A Cold Morning - PhotoBlog

Glasgow’s Linn Park

The weather report read minus ten degrees Celsius. Not, strictly speaking, the most inviting of environments. A lack of wind and cloud and the sun low in the sky did up my shoelaces for me. The park was still in the shade – the sun yet to clear the treetops – and the paths were mercifully crunchy with frost before the morning sun made every slope a slippery one.

The few people that I saw out on the paths walked with a slow pace, heads turned up – eyes taking in the wintry surrounds under bauble hats. The surface of the river had frozen solid and the slow creep of the ice had taken over most of the waterfall. Ice discs swirled in the last unfrozen enclave, eventually latching onto the advancing ice shelf before turning to swallow their contemporaries into the sheet.

Sitting by the water’s edge, now the edge of ice, I could hear the slow flow and far away gurgle of the river somewhere beneath. Thrushes harried robins and magpies chased thrushes – frost shaken loose from the branches like fell like snow.
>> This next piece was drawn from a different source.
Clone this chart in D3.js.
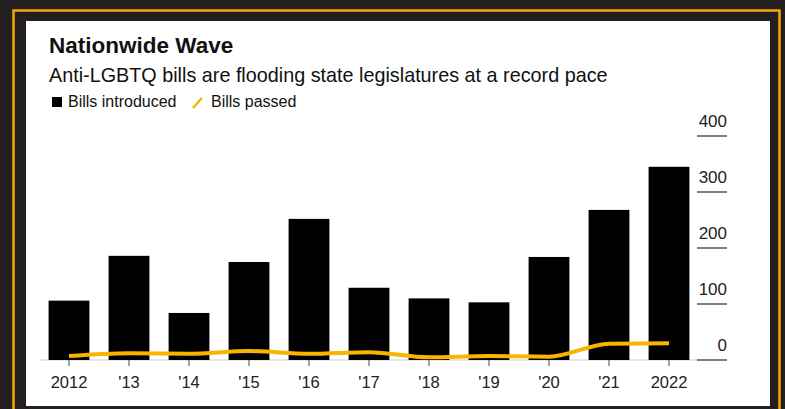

An aerial perspective of the river proved magnificent and more than repaid the time to gain it. Top-down shots of the ice discs and the river’s last stand at the frozen waterfall. And then a flash of blue as a kingfisher arrows down the river.

I settled down some 200m upstream of the waterfall, where the advance of the ice failed, and the river was steaming in the sunshine. Fifteen metres off-path and in a private world I watched as the kingfisher landed 20 feet away. Cold hands made heavy work of composition as I watched its magnificent colours and a keen eye through the lens. Having decided against the plunge, the kingfisher darted downriver in instalments – stopping every 100 metres or so on a favoured perch.

The sun had left me in the shade of the canopy as a dipper fluttered through the water. It kept to the ice in shade between forays into the river. Squirrels scuttled along the high branches and more frost fell. Twenty minutes passed and the subtle beauty of the emergence receded into the harshness of the settled sun. It remained fiercely cold in my private world. Disappearing into my winterwear no longer guarded against the chill, by now in my bones, and I pack up and head home.